Sade is an activist for socio-spatial justice in the cultural arts. She is currently partnered with real estate developers for the reconception and redevelopment of Harlem’s cultural corridor on the block of 125th Street and 5th Avenue; a community revitalization and urban design project that will create a new home for NBT, affordable housing for artists, and a hub for the people and small business owners of Harlem. The multi-use arts complex is slated to open in 2026. Sade regularly shares her passion for arts, activism and spatial justice through guest lecturing at esteemed universities including Harvard, Yale, Columbia, and NYU, and she recently spoke with the NEA and at the Center of Architecture on the cultural institution’s role in spatial practice. She contributed her cultural equity ideas to The Center for an Urban Future’s City of Aspiration: 150 Ideas From New Yorkers for Building a More Equitable NYC. Her spatial activism work has been featured in the New York Times, Harper’s Bazaar, and Madame Architect. In Oprah Winfrey’s Future Rising digital series, Sade is called a “Black trailblazer moving our world forward” for co-creating spaces designed for Black joy and liberation.

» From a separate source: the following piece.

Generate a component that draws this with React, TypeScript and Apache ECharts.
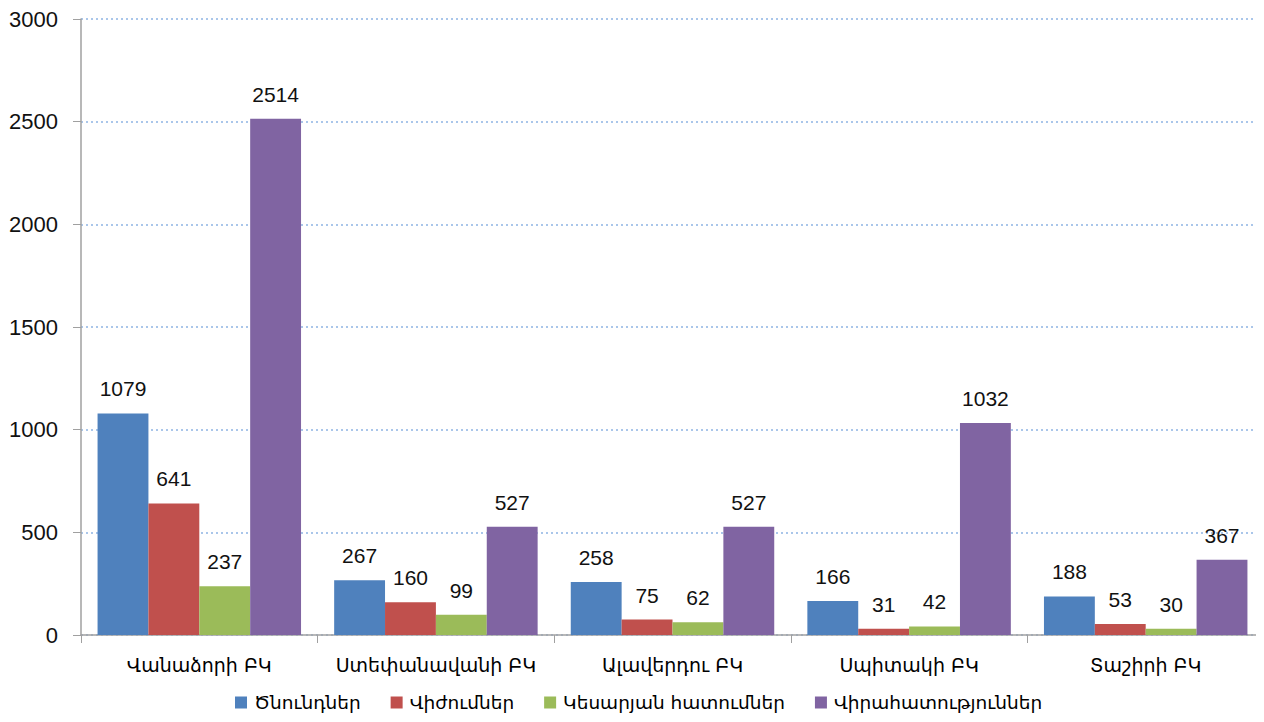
import React, { useEffect, useRef } from "react";
import * as echarts from "echarts";

const categories = ["Վանաձորի ԲԿ", "Ստեփանավանի ԲԿ", "Ալավերդու ԲԿ", "Սպիտակի ԲԿ", "Տաշիրի ԲԿ"];
const seriesNames = ["Ծնունդներ", "Վիժումներ", "Կեսարյան հատումներ", "Վիրահատություններ"];
const births = [1079, 267, 258, 166, 188];
const abortions = [641, 160, 75, 31, 53];
const cesareans = [237, 99, 62, 42, 30];
const surgeries = [2514, 527, 527, 1032, 367];
const colors = ["#4F81BD", "#C0504D", "#9BBB59", "#8064A2"];

const FONT = "'Liberation Sans', 'DejaVu Sans', sans-serif";
const ARM = "'DejaVu Sans', sans-serif";

export default function App() {
  const ref = useRef<HTMLDivElement>(null);
  useEffect(() => {
    const chart = echarts.init(ref.current!, null, { renderer: "svg" });
    const data = [births, abortions, cesareans, surgeries];
    chart.setOption({
      animation: false,
      textStyle: { fontFamily: FONT },
      grid: { left: 81, right: -3, top: 19, bottom: 87 },
      legend: {
        bottom: 5,
        left: 230,
        itemWidth: 12,
        itemHeight: 12,
        itemGap: 30,
        icon: "rect",
        textStyle: { fontSize: 18.5, color: "#000", fontFamily: ARM, padding: [0, 0, 0, 2] },
        data: seriesNames,
      },
      xAxis: {
        type: "category",
        data: categories,
        axisLine: { lineStyle: { color: "#a0a0a0", width: 1.5 } },
        axisTick: { show: true, interval: 0, length: 8, lineStyle: { color: "#a0a0a0" } },
        axisLabel: { interval: 0, fontSize: 19, color: "#000", margin: 20, fontFamily: ARM },
      },
      yAxis: {
        type: "value",
        min: 0,
        max: 3000,
        interval: 500,
        axisLine: { show: true, lineStyle: { color: "#a0a0a0", width: 1.5 } },
        axisTick: { show: true, length: 8, lineStyle: { color: "#a0a0a0" } },
        axisLabel: {
          fontSize: 22,
          color: "#111",
          margin: 23,
          fontFamily: FONT,
          formatter: (v: number) => String(v),
        },
        splitLine: { lineStyle: { color: "#8EB4E3", type: [2, 3], width: 1.5 } },
      },
      series: seriesNames.map((name, i) => ({
        name,
        type: "bar",
        data: data[i],
        barGap: "0%",
        barCategoryGap: "14%",
        itemStyle: { color: colors[i] },
        label: {
          show: true,
          position: "top",
          distance: 14,
          fontSize: 21,
          color: "#111",
          fontFamily: FONT,
        },
      })),
    });
    return () => chart.dispose();
  }, []);
  return <div ref={ref} style={{ width: 1264, height: 722, margin: -8 }} />;
}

A multi-hyphenate creative and artist, Sade expresses her worldview through writing, production, and design. In 2012, she wrote and produced the highly acclaimed musical A Time To Love, which garnered three AUDELCO nominations and is currently in development in partnership with the world famous Apollo Theatre. Prior to her tenure at NBT, Sade performed on several Off-Broadway stages, including appearances as Gail along co-star Chadwick Boseman in Ron Milner’s Urban Transition: Loose Blossom at the New Federal Theatre, directed by Woodie King, Jr., and as Dorothy Dandridge in Dorothy Dandridge: Before, After & Now, directed by Dr. Barbara Ann Teer. She is the recipient of numerous awards including the Key to Harlem for her excellence in the Arts, An OBIE award for Sustained Excellence in Production and Continued Advocacy on Behalf of Black Artists, and The Mark Segal Center’s Change Maker Frankie Award, amongst others. Beyond theater, Sade has enjoyed a successful career in television as an associate producer of MTV’s flagship show Total Request Live (TRL), shortly thereafter becoming a fashion journalist, designer and stylist with an illustrious clientele that includes Lenny Kravitz and Beyoncé Knowles-Carter.
Sade is a graduate of New York University with a bachelor’s degree in Art History. In her spare time, she is exploring sacred space design rooted in indigenous practice, and indulging the wonders of motherhood with her son Thelonius.